ILOILO, Philippines
Bowls of piping-hot barracuda soup were the much-anticipated treat when the Roa family gathered for a casual and relaxing Sunday meal.
Within hours, all six felt deathly ill. So did two dozen others from the same neighborhood. Some complained of bodywide numbness. Others felt weakness in their legs. Several couldn’t speak or even open their mouths.
“I was scared. I really thought I was going to die,” said Dabby Roa, 21, a student who suffered numbness in his head, tingling in his hands and had trouble breathing. What Mr. Roa and the others suffered that night in August was ciguatera fish poisoning, a rarely fatal but growing menace from eating exotic fish. All had bought portions of the same barracuda from a vendor.
An estimated 50,000 people worldwide suffer ciguatera poisoning each year, though more than 90 percent of cases go unreported. Scientists say the risks are getting worse, because of damage that pollution and global warming inflict on the coral reefs where many fish species feed.
Dozens of popular fish types, including grouper and barracuda, live near reefs. They accumulate the toxic chemical in their bodies from eating smaller fish that graze on the poisonous algae. When oceans are warmed by the greenhouse effect and fouled by toxic runoff, coral reefs are damaged and poison algae thrives, the scientists say.
“Worldwide, we have a much bigger problem with toxins from algae in seafood than we had 20 or 30 years ago,” said Donald M. Anderson, director of the Coastal Ocean Institute at Woods Hole Oceanographic Institution in Massachusetts.

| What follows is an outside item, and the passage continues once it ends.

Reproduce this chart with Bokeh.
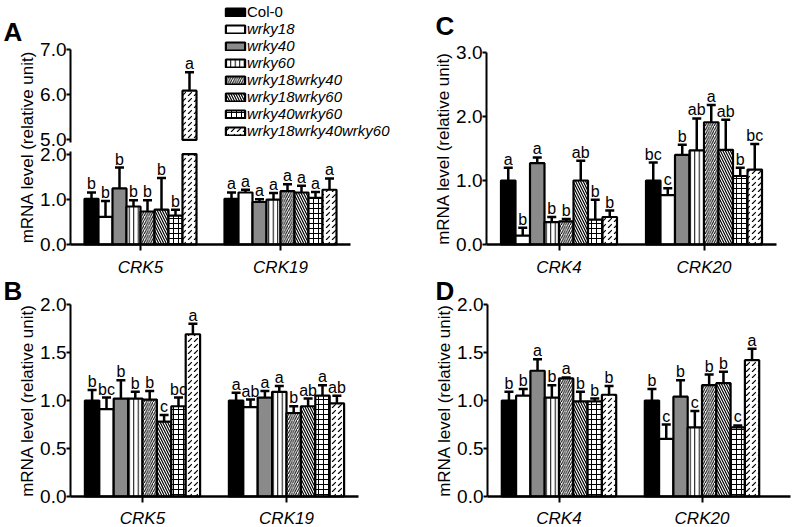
from bokeh.plotting import figure
from bokeh.layouts import row, column
from bokeh.models import (ColumnDataSource, FixedTicker, Whisker, TeeHead, LabelSet,
                          Label, Legend, LegendItem, Range1d)
from bokeh.embed import file_html
from bokeh.resources import INLINE
from bokeh.core.properties import value

# ---------------- data ----------------
genotypes = ["Col-0", "wrky18", "wrky40", "wrky60", "wrky18wrky40",
             "wrky18wrky60", "wrky40wrky60", "wrky18wrky40wrky60"]

# Panel A
a_genes = ["CRK5", "CRK19"]
a_crk5_mean = [1.01, 0.61, 1.24, 0.84, 0.73, 0.77, 0.64, 6.09]
a_crk5_sd = [0.14, 0.35, 0.46, 0.14, 0.25, 0.70, 0.13, 0.41]
a_crk5_sig = ["b", "b", "b", "b", "b", "b", "b", "a"]
a_crk19_mean = [1.01, 1.15, 0.94, 0.99, 1.18, 1.15, 1.03, 1.21]
a_crk19_sd = [0.14, 0.06, 0.06, 0.15, 0.15, 0.15, 0.13, 0.25]
a_crk19_sig = ["a", "a", "a", "a", "a", "a", "a", "a"]

# Panel B
b_genes = ["CRK5", "CRK19"]
b_crk5_mean = [1.00, 0.91, 1.02, 1.02, 1.01, 0.78, 0.94, 1.69]
b_crk5_sd = [0.11, 0.12, 0.19, 0.07, 0.09, 0.07, 0.09, 0.11]
b_crk5_sig = ["b", "bc", "b", "b", "b", "c", "bc", "a"]
b_crk19_mean = [1.00, 0.93, 1.03, 1.09, 0.87, 0.94, 1.05, 0.97]
b_crk19_sd = [0.08, 0.08, 0.07, 0.06, 0.07, 0.08, 0.11, 0.08]
b_crk19_sig = ["a", "ab", "a", "a", "b", "ab", "a", "ab"]

# Panel C
c_genes = ["CRK4", "CRK20"]
c_crk4_mean = [1.00, 0.14, 1.27, 0.35, 0.36, 1.00, 0.39, 0.43]
c_crk4_sd = [0.20, 0.12, 0.09, 0.08, 0.04, 0.31, 0.31, 0.10]
c_crk4_sig = ["a", "b", "a", "b", "b", "ab", "b", "b"]
c_crk20_mean = [1.00, 0.77, 1.40, 1.47, 1.91, 1.48, 1.07, 1.17]
c_crk20_sd = [0.28, 0.11, 0.16, 0.50, 0.27, 0.47, 0.13, 0.40]
c_crk20_sig = ["bc", "c", "b", "ab", "a", "ab", "b", "bc"]

# Panel D
d_genes = ["CRK4", "CRK20"]
d_crk4_mean = [1.00, 1.05, 1.31, 1.03, 1.23, 0.99, 0.99, 1.06]
d_crk4_sd = [0.09, 0.07, 0.12, 0.13, 0.01, 0.10, 0.03, 0.09]
d_crk4_sig = ["b", "b", "a", "b", "a", "b", "b", "b"]
d_crk20_mean = [1.00, 0.60, 1.04, 0.72, 1.16, 1.18, 0.72, 1.42]
d_crk20_sd = [0.12, 0.15, 0.17, 0.17, 0.11, 0.12, 0.02, 0.12]
d_crk20_sig = ["b", "c", "b", "c", "b", "b", "c", "a"]

y_label = "mRNA level (relative unit)"

# ---------------- style ----------------
FONT = "Liberation Sans"
BAR_W = 0.1
BAR_STYLES = [
    dict(fill_color="black"),
    dict(fill_color="white"),
    dict(fill_color="#8a8a8a"),
    dict(fill_color="white", hatch_pattern="|", hatch_scale=4.5, hatch_weight=1.0, hatch_color="black"),
    dict(fill_color="white", hatch_pattern="/", hatch_scale=4.5, hatch_weight=1.0, hatch_color="black"),
    dict(fill_color="white", hatch_pattern="\\", hatch_scale=5.0, hatch_weight=1.2, hatch_color="black"),
    dict(fill_color="white", hatch_pattern="+", hatch_scale=5.0, hatch_weight=1.0, hatch_color="black"),
    dict(fill_color="white", hatch_pattern=",", hatch_scale=6.0, hatch_weight=1.2, hatch_color="black"),
]

# broken axis for panel A
BREAK_LO, BREAK_HI, BREAK_GAP = 2.0, 5.0, 0.311


def a_tf(v):
    return v if v <= BREAK_LO else round(v - BREAK_HI + BREAK_LO + BREAK_GAP, 4)


def ident(v):
    return v


def make_fig(w, h, x0, xu, y0, yu):
    """Figure whose frame fills the canvas; data (0,0) sits at pixel (x0, y0) from top-left."""
    p = figure(width=w, height=h,
               x_range=Range1d(-x0 / xu, (w - x0) / xu),
               y_range=Range1d(-(h - y0) / yu, y0 / yu),
               output_backend="svg", toolbar_location=None,
               min_border_left=0, min_border_right=0,
               min_border_top=0, min_border_bottom=0)
    p.outline_line_color = None
    p.xgrid.visible = False
    p.ygrid.visible = False
    p.background_fill_color = "white"
    p.border_fill_color = "white"
    return p


def style_axes(p, genes, xbound, yticks, ylabels, x_standoff):
    xa = p.xaxis[0]
    xa.fixed_location = 0
    xa.bounds = (0, xbound)
    xa.ticker = FixedTicker(ticks=[i + 0.5 for i in range(len(genes))])
    xa.major_label_overrides = {i + 0.5: g for i, g in enumerate(genes)}
    xa.minor_tick_line_color = None
    xa.major_tick_in = 0
    xa.major_tick_out = 6
    xa.major_tick_line_width = 2
    xa.axis_line_width = 2.5
    xa.major_label_text_font = FONT
    xa.major_label_text_font_style = "italic"
    xa.major_label_text_font_size = "17px"
    xa.major_label_text_color = "black"
    xa.major_label_standoff = x_standoff

    ya = p.yaxis[0]
    ya.fixed_location = 0
    ya.bounds = (0, yticks[-1])
    ya.ticker = FixedTicker(ticks=yticks)
    ya.major_label_overrides = {t: l for t, l in zip(yticks, ylabels)}
    ya.minor_tick_line_color = None
    ya.major_tick_in = 0
    ya.major_tick_out = 4
    ya.major_tick_line_width = 2
    ya.axis_line_width = 2
    ya.major_label_text_font = FONT
    ya.major_label_text_font_size = "19px"
    ya.major_label_text_color = "black"
    ya.major_label_standoff = 0
    ya.axis_label = y_label
    ya.axis_label_text_font = FONT
    ya.axis_label_text_font_size = "17px"
    ya.axis_label_text_font_style = "normal"
    ya.axis_label_text_color = "black"
    ya.axis_label_standoff = 0


def draw_bars(p, means, sds, sigs, tf=ident, broken=False):
    renderers = []
    n_genes = len(means)
    for si, g in enumerate(genotypes):
        xs = [ci + 0.5 + (si - 3.5) * BAR_W for ci in range(n_genes)]
        vals = [means[ci][si] for ci in range(n_genes)]
        tops = [tf(min(v, BREAK_LO)) if broken else v for v in vals]
        r = p.vbar(x=xs, top=tops, bottom=0, width=BAR_W, line_color="black",
                   line_width=2.2, **BAR_STYLES[si])
        renderers.append(r)
        if broken:
            hx = [x for x, v in zip(xs, vals) if v > BREAK_HI]
            ht = [tf(v) for v in vals if v > BREAK_HI]
            if hx:
                p.vbar(x=hx, top=ht, bottom=tf(BREAK_HI), width=BAR_W, line_color="black",
                       line_width=2.2, **BAR_STYLES[si])
    xs, lo, up, lab = [], [], [], []
    for ci in range(n_genes):
        for si in range(len(genotypes)):
            xs.append(ci + 0.5 + (si - 3.5) * BAR_W)
            lo.append(tf(means[ci][si]))
            up.append(tf(means[ci][si] + sds[ci][si]))
            lab.append(sigs[ci][si])
    src = ColumnDataSource(dict(x=xs, lower=lo, upper=up, sig=lab))
    p.add_layout(Whisker(source=src, base="x", lower="lower", upper="upper",
                         dimension="height", line_color="black", line_width=2.5,
                         upper_head=TeeHead(size=9, line_width=2.5, line_color="black"),
                         lower_head=None))
    p.add_layout(LabelSet(source=src, x="x", y="upper", text="sig", y_offset=3,
                          text_align="center", text_baseline="alphabetic",
                          text_font=value(FONT), text_font_size="16px", text_color="black"))
    return renderers


def panel_letter(p, letter, dx, dy):
    p.add_layout(Label(x=p.x_range.start, y=p.y_range.end, x_offset=dx, y_offset=-dy,
                       text=letter, text_font=FONT, text_font_style="bold",
                       text_font_size="26px", text_align="left", text_baseline="middle",
                       text_color="black"))


# ---------------- panel A ----------------
a_ticks_raw = [0.0, 1.0, 2.0, 5.0, 6.0, 7.0]
pa = make_fig(408, 276, 70, 140, 244, 45.23)
style_axes(pa, a_genes, 2, [a_tf(v) for v in a_ticks_raw], ["%.1f" % v for v in a_ticks_raw], 7)
ra = draw_bars(pa, [a_crk5_mean, a_crk19_mean], [a_crk5_sd, a_crk19_sd],
               [a_crk5_sig, a_crk19_sig], tf=a_tf, broken=True)
# white gap in the y axis line between 2.0 and 5.0
pa.add_layout(Label(x=0, y=(BREAK_LO + a_tf(BREAK_HI)) / 2, text="\u2003", text_font_size="8px",
                    text_align="center", text_baseline="middle",
                    background_fill_color="white", level="overlay"))
panel_letter(pa, "A", 3, 31)

leg_common = dict(glyph_width=24, glyph_height=10, label_height=14, label_standoff=0,
                  spacing=0, padding=0, margin=0, border_line_alpha=0,
                  background_fill_alpha=0, label_text_font=FONT,
                  label_text_font_size="15px", label_text_color="black")
leg1 = Legend(items=[LegendItem(label=genotypes[0], renderers=[ra[0]])],
              location=(223, 256), **leg_common)
leg2 = Legend(items=[LegendItem(label=g, renderers=[r]) for g, r in zip(genotypes[1:], ra[1:])],
              location=(223, 137), label_text_font_style="italic", **leg_common)
pa.add_layout(leg1)
pa.add_layout(leg2)

# ---------------- panel B ----------------
b_ticks = [0.0, 0.5, 1.0, 1.5, 2.0]
pb = make_fig(408, 251, 70, 144, 220, 96)
style_axes(pb, b_genes, 2, b_ticks, ["%.1f" % v for v in b_ticks], 6)
draw_bars(pb, [b_crk5_mean, b_crk19_mean], [b_crk5_sd, b_crk19_sd], [b_crk5_sig, b_crk19_sig])
panel_letter(pb, "B", 3, 14)

# ---------------- panel C ----------------
c_ticks = [0.0, 1.0, 2.0, 3.0]
pc = make_fig(384, 276, 78, 145, 244, 64)
style_axes(pc, c_genes, 2, c_ticks, ["%.1f" % v for v in c_ticks], 7)
draw_bars(pc, [c_crk4_mean, c_crk20_mean], [c_crk4_sd, c_crk20_sd], [c_crk4_sig, c_crk20_sig])
panel_letter(pc, "C", 27, 25)

# ---------------- panel D ----------------
d_ticks = [0.0, 0.5, 1.0, 1.5, 2.0]
pd_ = make_fig(384, 251, 79, 143, 220, 96)
style_axes(pd_, d_genes, 2.12, d_ticks, ["%.1f" % v for v in d_ticks], 6)
draw_bars(pd_, [d_crk4_mean, d_crk20_mean], [d_crk4_sd, d_crk20_sd], [d_crk4_sig, d_crk20_sig])
panel_letter(pd_, "D", 27, 14)

layout = row(column(pa, pb, spacing=0), column(pc, pd_, spacing=0), spacing=0)

open("out.html", "w").write(file_html(layout, INLINE))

“We have more toxins, more species of algae producing the toxins and more areas affected around the world,” he said.
Homer cited ailment
Although risk of ciguatera poisoning has soared recently, the phenomenon is ancient. Fish poisoning shows up in Homer’s “Odyssey,” written some 800 years before the Christian era. Alexander the Great forbade his armies to eat fish for fear of being stricken, according to Yoshitsugi Hokama, a professor at the University of Hawaii.

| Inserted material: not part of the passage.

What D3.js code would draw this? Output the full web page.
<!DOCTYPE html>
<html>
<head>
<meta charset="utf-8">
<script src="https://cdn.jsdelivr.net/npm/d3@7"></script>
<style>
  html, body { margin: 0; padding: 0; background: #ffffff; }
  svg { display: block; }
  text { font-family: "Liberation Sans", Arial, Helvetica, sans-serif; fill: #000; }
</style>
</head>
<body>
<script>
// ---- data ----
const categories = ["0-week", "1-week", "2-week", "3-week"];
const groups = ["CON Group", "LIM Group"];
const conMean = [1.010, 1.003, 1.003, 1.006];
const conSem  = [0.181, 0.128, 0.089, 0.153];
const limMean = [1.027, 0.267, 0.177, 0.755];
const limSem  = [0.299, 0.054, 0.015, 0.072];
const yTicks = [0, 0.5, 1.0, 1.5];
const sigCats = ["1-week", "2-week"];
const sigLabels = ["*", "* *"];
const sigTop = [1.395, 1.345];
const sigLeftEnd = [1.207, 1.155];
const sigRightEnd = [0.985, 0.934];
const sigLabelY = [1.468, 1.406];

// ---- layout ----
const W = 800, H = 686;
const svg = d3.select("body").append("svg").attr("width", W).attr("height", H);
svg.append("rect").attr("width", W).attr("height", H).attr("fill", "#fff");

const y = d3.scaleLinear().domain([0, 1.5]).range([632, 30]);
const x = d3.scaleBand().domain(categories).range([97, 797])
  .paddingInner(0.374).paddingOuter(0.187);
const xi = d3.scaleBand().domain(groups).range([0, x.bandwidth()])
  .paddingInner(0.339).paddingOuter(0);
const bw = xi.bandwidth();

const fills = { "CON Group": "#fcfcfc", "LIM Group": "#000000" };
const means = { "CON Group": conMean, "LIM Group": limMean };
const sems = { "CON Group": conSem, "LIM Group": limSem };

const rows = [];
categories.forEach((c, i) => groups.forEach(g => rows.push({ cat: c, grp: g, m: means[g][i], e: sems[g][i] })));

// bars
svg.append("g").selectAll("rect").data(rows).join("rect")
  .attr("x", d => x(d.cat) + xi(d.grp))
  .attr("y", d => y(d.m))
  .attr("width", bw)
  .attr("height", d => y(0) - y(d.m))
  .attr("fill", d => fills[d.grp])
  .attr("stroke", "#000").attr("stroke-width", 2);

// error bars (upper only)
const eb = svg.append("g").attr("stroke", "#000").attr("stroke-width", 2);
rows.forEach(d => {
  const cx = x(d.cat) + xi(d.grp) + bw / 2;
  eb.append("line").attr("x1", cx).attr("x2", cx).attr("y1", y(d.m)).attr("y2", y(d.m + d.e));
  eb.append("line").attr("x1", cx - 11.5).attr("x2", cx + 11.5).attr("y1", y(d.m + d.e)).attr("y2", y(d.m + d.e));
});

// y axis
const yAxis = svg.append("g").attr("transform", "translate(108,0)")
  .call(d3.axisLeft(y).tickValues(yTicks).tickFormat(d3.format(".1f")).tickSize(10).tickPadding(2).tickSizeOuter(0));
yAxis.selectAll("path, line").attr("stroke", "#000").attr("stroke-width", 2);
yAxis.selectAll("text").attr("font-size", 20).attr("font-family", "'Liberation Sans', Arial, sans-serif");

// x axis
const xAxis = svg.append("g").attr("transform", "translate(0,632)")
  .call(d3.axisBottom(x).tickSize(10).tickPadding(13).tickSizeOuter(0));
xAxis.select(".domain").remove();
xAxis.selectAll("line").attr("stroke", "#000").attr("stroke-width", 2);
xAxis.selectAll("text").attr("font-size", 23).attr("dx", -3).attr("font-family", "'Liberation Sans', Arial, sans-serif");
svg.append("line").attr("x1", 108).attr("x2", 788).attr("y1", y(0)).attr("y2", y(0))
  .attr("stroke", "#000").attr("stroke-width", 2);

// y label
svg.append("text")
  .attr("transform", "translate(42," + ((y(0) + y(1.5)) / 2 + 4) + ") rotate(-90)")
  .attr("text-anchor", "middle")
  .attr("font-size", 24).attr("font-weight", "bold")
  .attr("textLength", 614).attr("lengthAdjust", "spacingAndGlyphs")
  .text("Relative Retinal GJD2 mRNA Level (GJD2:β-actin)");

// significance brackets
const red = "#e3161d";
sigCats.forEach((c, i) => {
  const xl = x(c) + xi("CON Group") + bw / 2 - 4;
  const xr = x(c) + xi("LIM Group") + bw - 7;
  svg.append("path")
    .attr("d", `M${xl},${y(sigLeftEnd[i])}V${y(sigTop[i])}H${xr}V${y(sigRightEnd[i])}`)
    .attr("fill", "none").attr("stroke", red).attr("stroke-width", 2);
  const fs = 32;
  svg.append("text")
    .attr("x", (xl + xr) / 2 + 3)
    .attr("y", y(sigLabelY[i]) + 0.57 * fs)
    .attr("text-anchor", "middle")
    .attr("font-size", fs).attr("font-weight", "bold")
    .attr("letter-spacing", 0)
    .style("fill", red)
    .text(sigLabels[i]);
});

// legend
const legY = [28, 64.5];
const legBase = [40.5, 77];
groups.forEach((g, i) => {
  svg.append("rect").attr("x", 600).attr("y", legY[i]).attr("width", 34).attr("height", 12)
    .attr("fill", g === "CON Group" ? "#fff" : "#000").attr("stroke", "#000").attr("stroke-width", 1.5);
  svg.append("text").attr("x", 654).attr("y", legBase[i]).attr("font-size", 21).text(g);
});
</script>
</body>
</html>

Capt. James Cook and his crew probably suffered ciguatera poisoning in 1774 after eating fish near Vanuatu in the South Pacific, according to crew journals and correspondence studied by Dr. Michael Doherty of the Swedish Epilepsy Center in Seattle, writing in the scientific review Neurology.
Cook recorded that they “were seized with an extraordinary weakness in all our limbs attended with a numbness or sensation like … that … caused by exposing one’s hands or feet to a fire after having been pinched much by frost.”
Ciguatera has long been known in the South Pacific, the Caribbean and warmer areas of the Indian Ocean. Some South Pacific islanders use dogs to test fish before they eat.
But in the past decade, it has spread through Asia, Europe and the United States, where more restaurants are serving reef fish, prized for their fresh taste and relative rarity.
In the United States, ciguatera poisoning is most frequent in Florida, Texas and Hawaii, which has seen a fivefold increase since the 1970s to more than 250 cases per year.